After you forgave your father, did you doubt as to whether you did the right thing?”

“I was very sure that I did the right thing. In that very moment when God touched my soul at the camp, I was sure that it was just more than a sign. I had no doubts, because aside from healing for myself, the forgiveness was healing for my whole family. My mother had been really worried because she saw that hatred consumed me. At times when I rode my bike, I wanted to get into an accident. I think when hatred is in you, you have the impulse to just go and die, to end the suffering. I believe the devil waits for this kind of opportunity to attack us.”

Was it hard to reach out to your father since you were the one who was hurt?

“Based on what I told you about how God touched my soul, it wasn’t really that hard and it didn’t take a long time. When God healed my soul, all my hatred changed into excitement and I wanted to meet my father again. It’s tiring when you have anger in your heart every day.”

So now, are you at peace?

“I am at peace.”

Is it possible to completely forgive?

“Yes. We can’t actually predict how mightily God will move in our problems, but He will always be effective.”

Can you encourage men who are reluctant to forgive those who have hurt them?

“First of all, forgiveness is not just for your benefit so that you will have peace of mind. It will positively affect your whole family. It is not an easy task if you have been deeply hurt. I recommend that you talk to God. God is the only one that can fully heal you, and once you have been fully healed, all your hatred will disappear. My uncle, who is a pastor, said, ‘If you become intimate with God, everything becomes clear because He is the Creator. We, his children, have been given the privilege to speak with God.’

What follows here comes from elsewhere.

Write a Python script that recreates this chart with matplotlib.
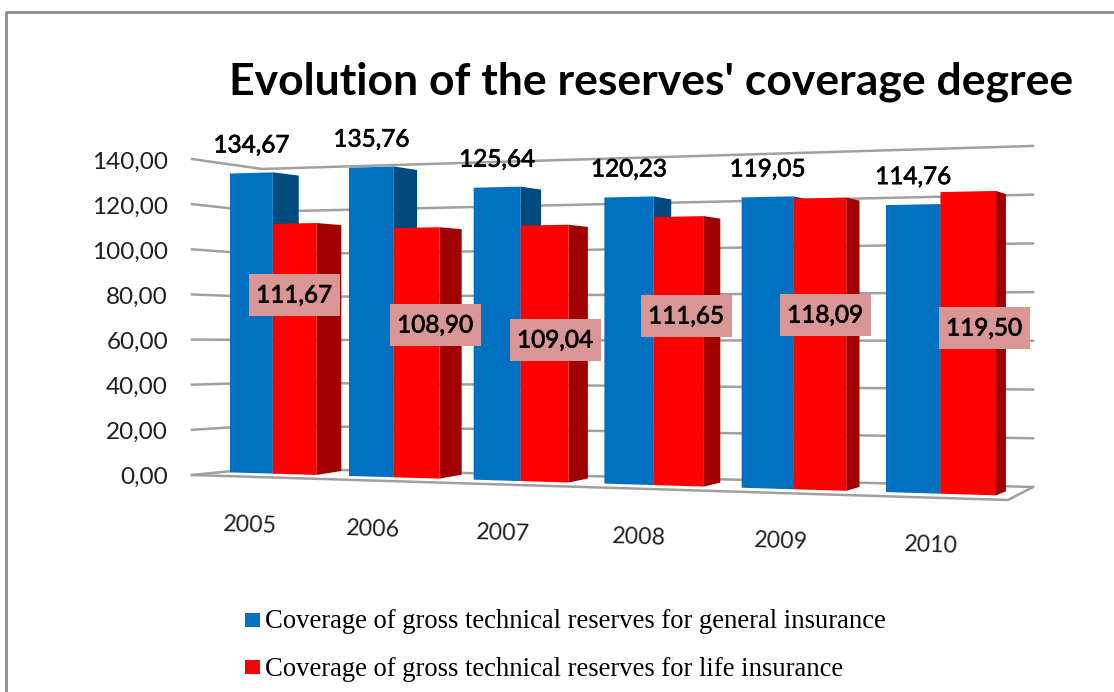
"""
plot.py
Evolution of the reserves' coverage degree, barras con perspectiva a mano.
"""
import matplotlib
matplotlib.use("Agg")
import matplotlib.pyplot as plt
import matplotlib.patheffects as pe
from matplotlib.patches import Rectangle

YEARS = ["2005", "2006", "2007", "2008", "2009", "2010"]
GENERAL = [134.67, 135.76, 125.64, 120.23, 119.05, 114.76]
LIFE = [111.67, 108.90, 109.04, 111.65, 118.09, 119.50]
TICKS = [0, 20, 40, 60, 80, 100, 120, 140]

TITLE = "Evolution of the reserves' coverage degree"
LEGEND = ["Coverage of gross technical reserves for general insurance",
          "Coverage of gross technical reserves for life insurance"]

# donde se movieron a mano las etiquetas de life (px)
LIFE_LABEL_POS = [(294, 295), (435, 325), (555, 340), (686, 316), (825, 315), (984, 328)]

BLUE, BLUE_SIDE = "#0070C0", "#004A7F"
RED, RED_SIDE = "#FF0000", "#A00000"
GRID = "#A0A0A0"
BAR_W = 0.365

# Lato no tiene peso medio aqui, se engorda un poco con un trazo
THICK = [pe.withStroke(linewidth=0.5, foreground="black")]


def fmt(v):
    return f"{v:.2f}".replace(".", ",")


def cat_x(c):
    return 230 + 116.3 * c / (1 - 0.0227 * c)


def base_y(x):
    return 473 + 0.03 * (x - 251)


def scale(x):
    return 2.228 + 0.000429 * (x - 251)


def front_y(x, v):
    return base_y(x) - scale(x) * v


def wall_y(x, v):
    t = (x - 262) / 771
    return 468 + 19 * t - (2.136 + 0.300 * t) * v


def draw_bar(ax, c, v, front, side):
    x0, x1 = cat_x(c), cat_x(c + BAR_W)
    dx = 0.0222 * (1442 - x1)
    h = scale(x1) * v
    ax.fill([x1, x1 + dx, x1 + dx, x1],
            [base_y(x1), base_y(x1) - 4, base_y(x1) - 4 - h * 0.976, base_y(x1) - h],
            color=side, lw=0, zorder=3 + c * 0.01)
    ax.fill([x0, x1, x1, x0],
            [base_y(x0), base_y(x1), front_y(x1, v), front_y(x0, v)],
            color=front, lw=0, zorder=3 + c * 0.01)


fig = plt.figure(figsize=(11.14, 6.92), dpi=100)
ax = fig.add_axes([0, 0, 1, 1])
ax.set_xlim(0, 1114)
ax.set_ylim(692, 0)
ax.axis("off")

# marco del grafico (sin borde derecho, queda recortado)
ax.plot([6, 6, 1114], [692, 12, 12], color="#8C8C8C", lw=2, zorder=1)

# paredes y suelo
for v in TICKS:
    ax.plot([192, 262, 1033], [475 - 2.257 * v, wall_y(262, v), wall_y(1033, v)],
            color=GRID, lw=1.8, zorder=2)
    ax.text(168, 477 - 2.247 * v, fmt(v), ha="right", va="center", fontsize=17.5,
            family="Lato", color="#1F1F1F", zorder=6)
ax.plot([192, 1008, 1033], [475, 500, 487], color=GRID, lw=1.8, zorder=2)

for i, (year, g, l) in enumerate(zip(YEARS, GENERAL, LIFE)):
    draw_bar(ax, i, g, BLUE, BLUE_SIDE)
    draw_bar(ax, i + BAR_W, l, RED, RED_SIDE)

    xm = cat_x(i + BAR_W / 2)
    ax.text(xm, front_y(xm, g) - 27, fmt(g), ha="center", va="center", fontsize=17.5,
            family="Lato", color="black", path_effects=THICK, zorder=7)

    lx, ly = LIFE_LABEL_POS[i]
    ax.add_patch(Rectangle((lx - 45.5, ly - 21), 91, 42, fc="#D99694", ec="none", zorder=6))
    ax.text(lx, ly + 1, fmt(l), ha="center", va="center", fontsize=17.5,
            family="Lato", color="black", path_effects=THICK, zorder=7)

    xb = cat_x(i + BAR_W)
    ax.text(xb - (23 - 2.6 * i), base_y(xb) + 52, year, ha="center", va="center",
            fontsize=16.7, family="Lato", color="#1F1F1F", rotation=-2, zorder=6)

ax.text(651, 82, TITLE, ha="center", va="center", fontsize=32, family="Lato",
        fontweight="bold", color="black")

for y, color, label in zip([620, 667], [BLUE, RED], LEGEND):
    ax.add_patch(Rectangle((245, y - 7), 15, 14, fc=color, ec="none"))
    ax.text(265, y + 2, label, ha="left", va="center", fontsize=19.2,
            family="Liberation Serif", color="black")

fig.savefig("out.png", dpi=100)
plt.close(fig)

“Even relationships that are dead can be restored. When you are intimate with God, you would understand what He is saying to you. You know that you are being enabled to extend forgiveness that you yourself cannot extend on your own apart from God’s power in you.”

Some people think that forgiveness is a sign of weakness.

“Forgiveness is a sign of strength. To be able to overcome every negative that has happened in the relationship takes a lot of strength.”

How important is Jesus in the restoration of relationships?

“He’s the only one who can restore our relationships. We never know how or when. But if we become intimate with Him, he can heal everything.”

What do you say to people who have given up on forgiveness?

“You will be haunted and it will never stop. We might think we have moved on, but we haven’t unless we extend forgiveness. There seems to be a hole inside you and no matter how you try to fill up that hole, there will always be a leak.”

Thank you for reading this special edition of Men-In-Progress. I hope you were blessed by this true story. Merry Christmas and may the love of God reign in your hearts!